Source material
------------------------------

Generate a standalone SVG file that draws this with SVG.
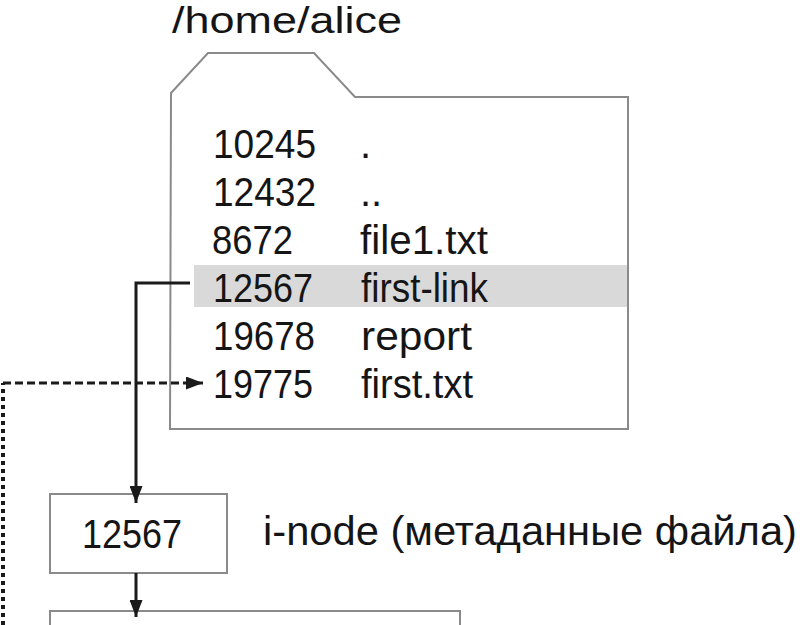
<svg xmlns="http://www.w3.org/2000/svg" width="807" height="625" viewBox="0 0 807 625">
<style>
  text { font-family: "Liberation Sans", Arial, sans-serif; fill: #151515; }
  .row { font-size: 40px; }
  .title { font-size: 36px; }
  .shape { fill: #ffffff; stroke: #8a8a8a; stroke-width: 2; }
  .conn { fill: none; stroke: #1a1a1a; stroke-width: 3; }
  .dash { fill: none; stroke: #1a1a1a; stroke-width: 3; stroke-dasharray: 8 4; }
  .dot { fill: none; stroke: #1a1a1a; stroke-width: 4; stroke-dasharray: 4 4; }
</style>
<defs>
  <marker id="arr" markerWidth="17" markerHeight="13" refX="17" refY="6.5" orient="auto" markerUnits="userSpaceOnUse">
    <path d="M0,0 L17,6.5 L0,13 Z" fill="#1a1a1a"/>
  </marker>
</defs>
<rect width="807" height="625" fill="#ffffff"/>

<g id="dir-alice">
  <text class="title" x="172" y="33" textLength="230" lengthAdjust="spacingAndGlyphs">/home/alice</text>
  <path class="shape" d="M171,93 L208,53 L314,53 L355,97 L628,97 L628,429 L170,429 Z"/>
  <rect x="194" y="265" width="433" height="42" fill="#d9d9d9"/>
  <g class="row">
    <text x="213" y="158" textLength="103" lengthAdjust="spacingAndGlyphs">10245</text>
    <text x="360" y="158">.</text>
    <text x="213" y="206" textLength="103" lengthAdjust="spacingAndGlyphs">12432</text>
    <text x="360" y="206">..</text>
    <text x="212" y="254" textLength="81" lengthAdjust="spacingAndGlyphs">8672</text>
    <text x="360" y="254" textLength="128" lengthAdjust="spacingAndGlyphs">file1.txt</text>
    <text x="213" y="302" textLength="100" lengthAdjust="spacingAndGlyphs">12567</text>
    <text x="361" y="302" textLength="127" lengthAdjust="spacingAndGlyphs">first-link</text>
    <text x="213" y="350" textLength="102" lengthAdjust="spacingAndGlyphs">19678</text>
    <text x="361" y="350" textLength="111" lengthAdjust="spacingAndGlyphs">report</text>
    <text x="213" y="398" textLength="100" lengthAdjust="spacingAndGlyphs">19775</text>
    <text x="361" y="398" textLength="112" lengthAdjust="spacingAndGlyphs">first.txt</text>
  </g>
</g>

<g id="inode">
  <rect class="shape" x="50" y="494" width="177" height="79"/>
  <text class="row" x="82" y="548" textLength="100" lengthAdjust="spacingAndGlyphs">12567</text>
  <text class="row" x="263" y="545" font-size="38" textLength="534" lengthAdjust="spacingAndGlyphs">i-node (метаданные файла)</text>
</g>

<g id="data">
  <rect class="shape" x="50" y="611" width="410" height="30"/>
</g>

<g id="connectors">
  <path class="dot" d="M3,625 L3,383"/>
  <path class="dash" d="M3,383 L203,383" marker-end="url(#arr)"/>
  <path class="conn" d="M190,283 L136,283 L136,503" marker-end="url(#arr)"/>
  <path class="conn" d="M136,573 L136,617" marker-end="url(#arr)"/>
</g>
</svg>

------------------------------

What to produce
From the material above, reproduce everything verbatim except the pictures.

Solution for this task
Generate a standalone SVG file that draws this with SVG.
<svg xmlns="http://www.w3.org/2000/svg" width="807" height="625" viewBox="0 0 807 625">
<style>
  text { font-family: "Liberation Sans", Arial, sans-serif; fill: #151515; }
  .row { font-size: 40px; }
  .title { font-size: 36px; }
  .shape { fill: #ffffff; stroke: #8a8a8a; stroke-width: 2; }
  .conn { fill: none; stroke: #1a1a1a; stroke-width: 3; }
  .dash { fill: none; stroke: #1a1a1a; stroke-width: 3; stroke-dasharray: 8 4; }
  .dot { fill: none; stroke: #1a1a1a; stroke-width: 4; stroke-dasharray: 4 4; }
</style>
<defs>
  <marker id="arr" markerWidth="17" markerHeight="13" refX="17" refY="6.5" orient="auto" markerUnits="userSpaceOnUse">
    <path d="M0,0 L17,6.5 L0,13 Z" fill="#1a1a1a"/>
  </marker>
</defs>
<rect width="807" height="625" fill="#ffffff"/>

<g id="dir-alice">
  <text class="title" x="172" y="33" textLength="230" lengthAdjust="spacingAndGlyphs">/home/alice</text>
  <path class="shape" d="M171,93 L208,53 L314,53 L355,97 L628,97 L628,429 L170,429 Z"/>
  <rect x="194" y="265" width="433" height="42" fill="#d9d9d9"/>
  <g class="row">
    <text x="213" y="158" textLength="103" lengthAdjust="spacingAndGlyphs">10245</text>
    <text x="360" y="158">.</text>
    <text x="213" y="206" textLength="103" lengthAdjust="spacingAndGlyphs">12432</text>
    <text x="360" y="206">..</text>
    <text x="212" y="254" textLength="81" lengthAdjust="spacingAndGlyphs">8672</text>
    <text x="360" y="254" textLength="128" lengthAdjust="spacingAndGlyphs">file1.txt</text>
    <text x="213" y="302" textLength="100" lengthAdjust="spacingAndGlyphs">12567</text>
    <text x="361" y="302" textLength="127" lengthAdjust="spacingAndGlyphs">first-link</text>
    <text x="213" y="350" textLength="102" lengthAdjust="spacingAndGlyphs">19678</text>
    <text x="361" y="350" textLength="111" lengthAdjust="spacingAndGlyphs">report</text>
    <text x="213" y="398" textLength="100" lengthAdjust="spacingAndGlyphs">19775</text>
    <text x="361" y="398" textLength="112" lengthAdjust="spacingAndGlyphs">first.txt</text>
  </g>
</g>

<g id="inode">
  <rect class="shape" x="50" y="494" width="177" height="79"/>
  <text class="row" x="82" y="548" textLength="100" lengthAdjust="spacingAndGlyphs">12567</text>
  <text class="row" x="263" y="545" font-size="38" textLength="534" lengthAdjust="spacingAndGlyphs">i-node (метаданные файла)</text>
</g>

<g id="data">
  <rect class="shape" x="50" y="611" width="410" height="30"/>
</g>

<g id="connectors">
  <path class="dot" d="M3,625 L3,383"/>
  <path class="dash" d="M3,383 L203,383" marker-end="url(#arr)"/>
  <path class="conn" d="M190,283 L136,283 L136,503" marker-end="url(#arr)"/>
  <path class="conn" d="M136,573 L136,617" marker-end="url(#arr)"/>
</g>
</svg>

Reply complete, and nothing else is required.